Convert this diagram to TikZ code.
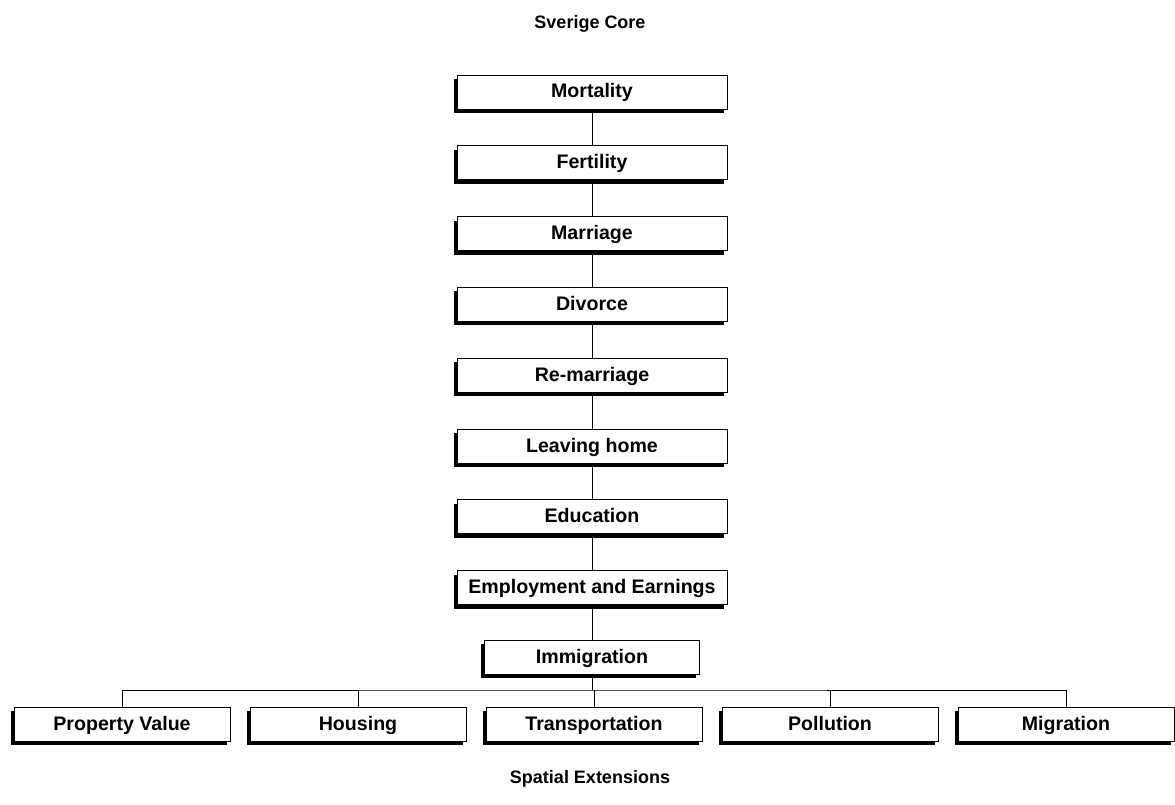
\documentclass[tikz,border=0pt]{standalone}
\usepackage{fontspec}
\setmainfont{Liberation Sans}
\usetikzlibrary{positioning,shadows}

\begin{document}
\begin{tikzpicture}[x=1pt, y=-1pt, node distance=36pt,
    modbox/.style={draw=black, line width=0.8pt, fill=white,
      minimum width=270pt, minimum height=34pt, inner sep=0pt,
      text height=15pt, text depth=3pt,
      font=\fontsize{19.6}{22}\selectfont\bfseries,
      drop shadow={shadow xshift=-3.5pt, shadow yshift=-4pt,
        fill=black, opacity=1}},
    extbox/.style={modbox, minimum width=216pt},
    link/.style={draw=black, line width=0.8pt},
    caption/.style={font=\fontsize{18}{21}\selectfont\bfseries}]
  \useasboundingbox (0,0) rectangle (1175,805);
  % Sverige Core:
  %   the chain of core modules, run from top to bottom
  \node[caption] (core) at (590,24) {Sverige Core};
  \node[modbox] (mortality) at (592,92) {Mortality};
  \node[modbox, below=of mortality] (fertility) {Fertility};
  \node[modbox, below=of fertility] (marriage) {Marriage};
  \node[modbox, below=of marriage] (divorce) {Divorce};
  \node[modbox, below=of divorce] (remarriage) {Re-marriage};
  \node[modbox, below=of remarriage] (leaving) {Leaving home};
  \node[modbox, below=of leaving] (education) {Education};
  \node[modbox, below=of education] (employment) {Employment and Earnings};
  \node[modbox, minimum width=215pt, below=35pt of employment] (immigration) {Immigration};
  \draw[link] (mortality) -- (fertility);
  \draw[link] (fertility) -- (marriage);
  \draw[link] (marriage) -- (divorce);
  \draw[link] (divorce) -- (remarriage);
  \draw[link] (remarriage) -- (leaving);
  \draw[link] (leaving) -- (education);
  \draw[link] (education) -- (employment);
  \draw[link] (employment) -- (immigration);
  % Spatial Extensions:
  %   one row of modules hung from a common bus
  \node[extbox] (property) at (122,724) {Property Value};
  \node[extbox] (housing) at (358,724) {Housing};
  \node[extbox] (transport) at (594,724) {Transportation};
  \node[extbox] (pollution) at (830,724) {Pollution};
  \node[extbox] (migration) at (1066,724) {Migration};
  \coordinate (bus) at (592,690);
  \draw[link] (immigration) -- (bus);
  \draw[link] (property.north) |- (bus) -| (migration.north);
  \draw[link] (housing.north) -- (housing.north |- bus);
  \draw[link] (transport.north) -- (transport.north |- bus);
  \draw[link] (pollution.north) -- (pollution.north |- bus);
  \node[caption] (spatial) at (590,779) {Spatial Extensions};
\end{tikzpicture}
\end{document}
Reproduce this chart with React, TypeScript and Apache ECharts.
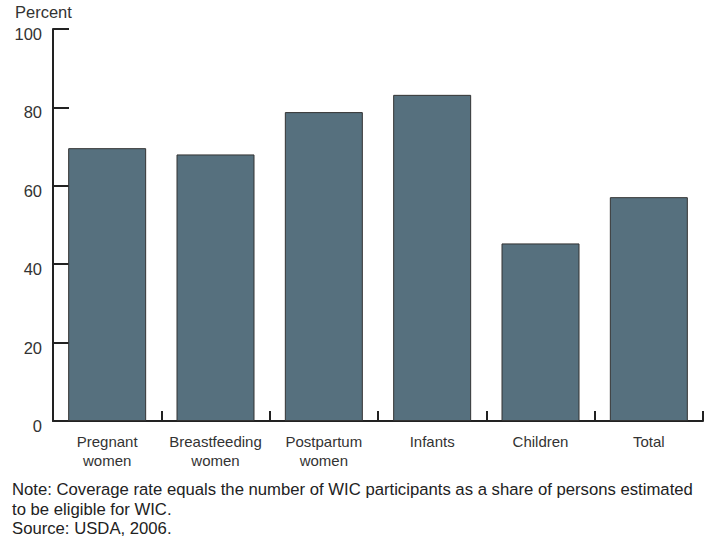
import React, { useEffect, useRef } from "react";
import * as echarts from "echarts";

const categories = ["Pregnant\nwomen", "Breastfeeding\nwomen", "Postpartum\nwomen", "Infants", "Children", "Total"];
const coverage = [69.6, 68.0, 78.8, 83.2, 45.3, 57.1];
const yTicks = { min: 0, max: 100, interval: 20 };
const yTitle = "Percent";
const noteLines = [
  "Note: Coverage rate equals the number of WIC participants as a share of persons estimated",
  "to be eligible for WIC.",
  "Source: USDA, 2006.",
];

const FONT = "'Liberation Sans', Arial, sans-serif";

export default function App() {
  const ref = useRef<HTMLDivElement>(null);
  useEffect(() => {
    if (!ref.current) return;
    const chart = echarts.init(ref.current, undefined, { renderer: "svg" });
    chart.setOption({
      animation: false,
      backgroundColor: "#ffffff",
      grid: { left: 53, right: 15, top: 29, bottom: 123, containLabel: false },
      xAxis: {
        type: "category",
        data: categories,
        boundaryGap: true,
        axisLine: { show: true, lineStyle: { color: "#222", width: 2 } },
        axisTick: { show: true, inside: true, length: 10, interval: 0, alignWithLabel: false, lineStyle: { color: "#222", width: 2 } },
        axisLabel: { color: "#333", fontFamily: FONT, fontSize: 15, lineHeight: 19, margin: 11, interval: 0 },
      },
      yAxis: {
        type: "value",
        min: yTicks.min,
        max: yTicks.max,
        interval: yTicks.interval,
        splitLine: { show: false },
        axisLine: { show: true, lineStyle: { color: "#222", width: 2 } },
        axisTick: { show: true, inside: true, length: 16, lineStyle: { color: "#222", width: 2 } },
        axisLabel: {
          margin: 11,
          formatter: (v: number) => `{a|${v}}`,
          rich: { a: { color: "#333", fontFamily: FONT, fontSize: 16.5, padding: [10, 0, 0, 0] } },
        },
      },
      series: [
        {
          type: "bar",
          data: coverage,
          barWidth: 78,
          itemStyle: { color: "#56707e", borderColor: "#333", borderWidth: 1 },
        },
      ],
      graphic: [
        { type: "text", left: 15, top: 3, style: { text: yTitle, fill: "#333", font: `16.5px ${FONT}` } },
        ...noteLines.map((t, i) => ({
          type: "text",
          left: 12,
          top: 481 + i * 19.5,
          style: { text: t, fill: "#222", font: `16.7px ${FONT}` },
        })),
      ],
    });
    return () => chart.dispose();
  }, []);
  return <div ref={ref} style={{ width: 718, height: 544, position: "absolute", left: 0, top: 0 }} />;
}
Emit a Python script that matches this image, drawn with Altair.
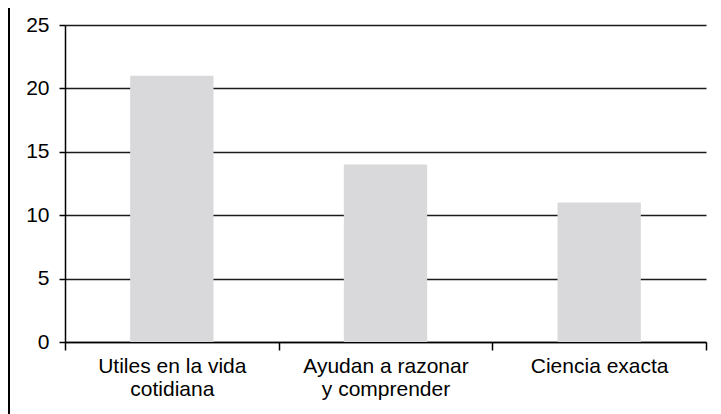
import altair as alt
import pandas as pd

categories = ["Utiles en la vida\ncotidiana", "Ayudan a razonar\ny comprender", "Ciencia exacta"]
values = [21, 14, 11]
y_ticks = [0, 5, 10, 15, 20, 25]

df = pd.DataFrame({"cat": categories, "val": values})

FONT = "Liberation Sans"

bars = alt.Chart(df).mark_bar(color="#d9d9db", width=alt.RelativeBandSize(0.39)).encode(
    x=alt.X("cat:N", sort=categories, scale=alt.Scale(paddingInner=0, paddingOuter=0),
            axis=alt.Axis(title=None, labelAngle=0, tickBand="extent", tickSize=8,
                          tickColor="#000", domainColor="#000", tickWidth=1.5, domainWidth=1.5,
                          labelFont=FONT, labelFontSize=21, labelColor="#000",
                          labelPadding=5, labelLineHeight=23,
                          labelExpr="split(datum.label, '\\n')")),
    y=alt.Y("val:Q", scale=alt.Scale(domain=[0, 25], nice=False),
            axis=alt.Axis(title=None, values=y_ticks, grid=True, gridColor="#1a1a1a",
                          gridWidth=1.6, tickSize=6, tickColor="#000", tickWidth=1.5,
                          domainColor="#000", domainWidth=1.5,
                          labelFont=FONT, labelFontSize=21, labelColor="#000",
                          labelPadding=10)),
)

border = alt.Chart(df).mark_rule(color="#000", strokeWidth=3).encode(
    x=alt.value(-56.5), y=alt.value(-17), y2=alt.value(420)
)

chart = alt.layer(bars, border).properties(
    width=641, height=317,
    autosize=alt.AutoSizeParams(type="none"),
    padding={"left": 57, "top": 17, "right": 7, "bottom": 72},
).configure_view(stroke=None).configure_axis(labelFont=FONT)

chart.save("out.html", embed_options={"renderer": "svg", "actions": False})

------------------------------------------------

Each line in the material either holds the string "React" or does not. State how many do, and nothing else.

2